Clean Up Object Storage¶

Remove orphaned data from object storage after deleting database rows.

Why Garbage Collection?¶

When you delete rows from tables with in-store types (<blob@>, <attach@>, <object@>, <npy@>), the database records are removed but the stored objects remain. This is by design:

Hash-addressed storage (<blob@>, <attach@>) uses deduplication—the same content may be referenced by multiple rows
Schema-addressed storage (<object@>, <npy@>) stores each row's data at a unique path, but immediate deletion could cause issues with concurrent operations

Run garbage collection periodically to reclaim storage space.

Basic Usage¶

import datajoint as dj

# Scan for orphaned items (dry run)
stats = dj.gc.scan(schema1, schema2)
print(dj.gc.format_stats(stats))

# Remove orphaned items
stats = dj.gc.collect(schema1, schema2, dry_run=False)
print(dj.gc.format_stats(stats))

Scan Before Collecting¶

Always scan first to see what would be deleted:

# Check what's orphaned
stats = dj.gc.scan(my_schema)

print(f"Hash-addressed orphaned: {stats['hash_orphaned']}")
print(f"Schema paths orphaned: {stats['schema_paths_orphaned']}")
print(f"Total bytes: {stats['orphaned_bytes'] / 1e6:.1f} MB")

Dry Run Mode¶

The default dry_run=True reports what would be deleted without deleting:

# Safe: shows what would be deleted
stats = dj.gc.collect(my_schema, dry_run=True)
print(dj.gc.format_stats(stats))

# After review, actually delete
stats = dj.gc.collect(my_schema, dry_run=False)

Multiple Schemas¶

If your data spans multiple schemas, scan all of them together:

# Important: include ALL schemas that might share storage
stats = dj.gc.collect(
    schema_raw,
    schema_processed,
    schema_analysis,
    dry_run=False
)

Per-schema deduplication

Hash-addressed storage is deduplicated within each schema. Different schemas have independent storage, so you only need to scan schemas that share the same database.

Named Stores¶

If you use multiple named stores, specify which to clean:

# Clean specific store
stats = dj.gc.collect(my_schema, store_name='archive', dry_run=False)

# Or clean default store
stats = dj.gc.collect(my_schema, dry_run=False)  # uses default store

Verbose Mode¶

See detailed progress:

stats = dj.gc.collect(
    my_schema,
    dry_run=False,
    verbose=True  # logs each deletion
)

Understanding the Statistics¶

stats = dj.gc.scan(my_schema)

# Hash-addressed storage (<blob@>, <attach@>, <hash@>)
stats['hash_referenced']      # Items still in database
stats['hash_stored']          # Items in storage
stats['hash_orphaned']        # Unreferenced (can be deleted)
stats['hash_orphaned_bytes']  # Size of orphaned items

# Schema-addressed storage (<object@>, <npy@>)
stats['schema_paths_referenced']  # Paths still in database
stats['schema_paths_stored']      # Paths in storage
stats['schema_paths_orphaned']    # Unreferenced paths
stats['schema_paths_orphaned_bytes']

# Totals
stats['referenced']   # Total referenced items
stats['stored']       # Total stored items
stats['orphaned']     # Total orphaned items
stats['orphaned_bytes']

Scheduled Collection¶

Run GC periodically in production:

# In a cron job or scheduled task
import datajoint as dj
from myproject import schema1, schema2, schema3

stats = dj.gc.collect(
    schema1, schema2, schema3,
    dry_run=False,
    verbose=True
)

if stats['errors'] > 0:
    logging.warning(f"GC completed with {stats['errors']} errors")
else:
    logging.info(f"GC freed {stats['bytes_freed'] / 1e6:.1f} MB")

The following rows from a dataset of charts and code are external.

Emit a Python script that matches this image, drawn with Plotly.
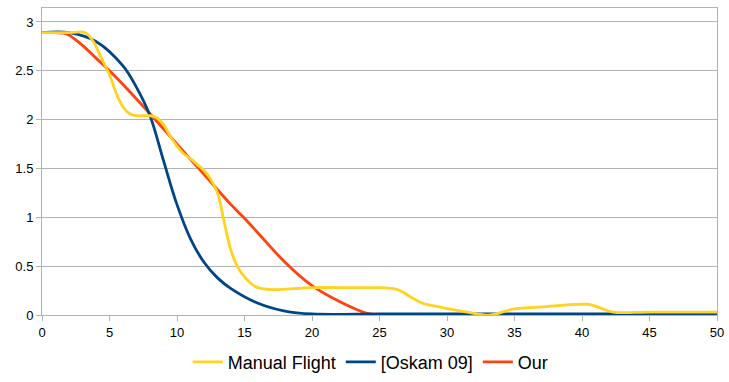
import plotly.graph_objects as go

# Manual Flight
manual_x = [0, 1, 2, 3.2, 3.8, 4.4, 5, 5.5, 6, 6.5, 7, 7.5, 8, 8.5, 9, 9.5, 10, 10.5, 11,
            11.5, 12, 12.5, 13, 13.5, 14, 14.5, 15, 15.5, 16, 17, 20, 23, 25, 26, 26.5,
            27.5, 28.2, 29.5, 31.5, 33.2, 34.9, 36.7, 40.4, 41.2, 42.3, 45, 50]
manual_y = [2.89, 2.89, 2.89, 2.89, 2.8, 2.63, 2.46, 2.27, 2.13, 2.06, 2.04, 2.04, 2.04,
            2.02, 1.95, 1.83, 1.73, 1.65, 1.6, 1.54, 1.48, 1.39, 1.25, 0.95, 0.66, 0.49,
            0.39, 0.32, 0.28, 0.26, 0.28, 0.28, 0.28, 0.27, 0.25, 0.17, 0.12, 0.08, 0.03,
            0.0, 0.06, 0.08, 0.11, 0.08, 0.03, 0.03, 0.03]

# [Oskam 09]
oskam_x = [0, 2, 4, 6, 7, 8, 9, 10, 11, 12, 13, 14, 16, 18, 20, 25, 30, 35, 40, 45, 50]
oskam_y = [2.89, 2.89, 2.8, 2.55, 2.33, 2.04, 1.58, 1.13, 0.78, 0.54, 0.38, 0.27, 0.12,
           0.04, 0.01, 0.01, 0.01, 0.01, 0.01, 0.01, 0.01]

# Our
our_x = [0, 1, 1.8, 3, 4, 5, 6, 8, 10, 12, 14, 15, 16, 18, 20, 22, 24, 25, 30, 35, 40,
         45, 50]
our_y = [2.89, 2.89, 2.88, 2.76, 2.63, 2.5, 2.36, 2.06, 1.75, 1.44, 1.13, 0.99, 0.84,
         0.54, 0.3, 0.14, 0.02, 0, 0, 0, 0, 0, 0]

fig = go.Figure()
fig.add_trace(go.Scatter(x=our_x, y=our_y, name="Our", mode="lines", legendrank=3,
                         line=dict(color="#FF420E", width=2.8, shape="spline")))
fig.add_trace(go.Scatter(x=oskam_x, y=oskam_y, name="[Oskam 09]", mode="lines", legendrank=2,
                         line=dict(color="#004586", width=2.8, shape="spline")))
fig.add_trace(go.Scatter(x=manual_x, y=manual_y, name="Manual Flight", mode="lines", legendrank=1,
                         line=dict(color="#FFD320", width=2.8, shape="spline")))

fig.update_layout(
    width=729, height=382,
    margin=dict(l=42, r=12, t=8, b=67),
    plot_bgcolor="white", paper_bgcolor="white",
    font=dict(family="Liberation Sans", size=13, color="#000000"),
    legend=dict(orientation="h", x=0.487, xanchor="center",
                yref="container", y=0.052, yanchor="middle",
                font=dict(size=18), itemwidth=30),
)
fig.update_xaxes(range=[0, 50], dtick=5, showgrid=False, zeroline=False, automargin=False,
                 showline=True, linecolor="#b3b3b3", linewidth=1, mirror=True,
                 ticks="outside", ticklen=5, tickcolor="#b3b3b3")
fig.update_yaxes(range=[0, 3.143], tickvals=[0, 0.5, 1, 1.5, 2, 2.5, 3],
                 ticktext=["0", "0.5", "1", "1.5", "2", "2.5", "3"], automargin=False,
                 showgrid=True, gridcolor="#b3b3b3", zeroline=False,
                 showline=True, linecolor="#b3b3b3", linewidth=1, mirror=True,
                 ticks="outside", ticklen=5, tickcolor="#b3b3b3")

# the page body has a default 8px margin; drop it so the figure sits at the corner
fig.write_html("out.html", config={"displayModeBar": False},
               post_script="document.body.style.margin='0';")
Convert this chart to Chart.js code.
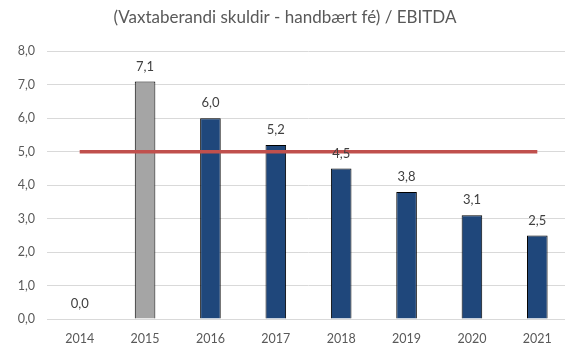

How Storage Addressing Works¶

DataJoint uses two storage patterns:

Hash-Addressed (`<blob@>`, `<attach@>`, `<hash@>`)¶

_hash/
  {schema}/
    ab/
      cd/
        abcdefghij...  # Content identified by Base32-encoded MD5 hash

Duplicate content shares storage within each schema
Paths are stored in metadata—safe from config changes
Cannot delete until no rows reference the content
GC compares stored paths against filesystem

Schema-Addressed (`<object@>`, `<npy@>`)¶

myschema/
  mytable/
    primary_key_values/
      attribute_name/
        data.zarr/
        data.npy

Each row has unique path based on schema structure
Paths mirror database organization
GC removes paths not referenced by any row

Troubleshooting¶

"At least one schema must be provided"¶

# Wrong
dj.gc.scan()

# Right
dj.gc.scan(my_schema)

Storage not decreasing¶

Check that you're scanning all schemas:

# List all schemas that use this store
# Make sure to include them all in the scan

Permission errors¶

Ensure your storage credentials allow deletion:

# Check store configuration
spec = dj.config.get_object_store_spec('mystore')
# Verify write/delete permissions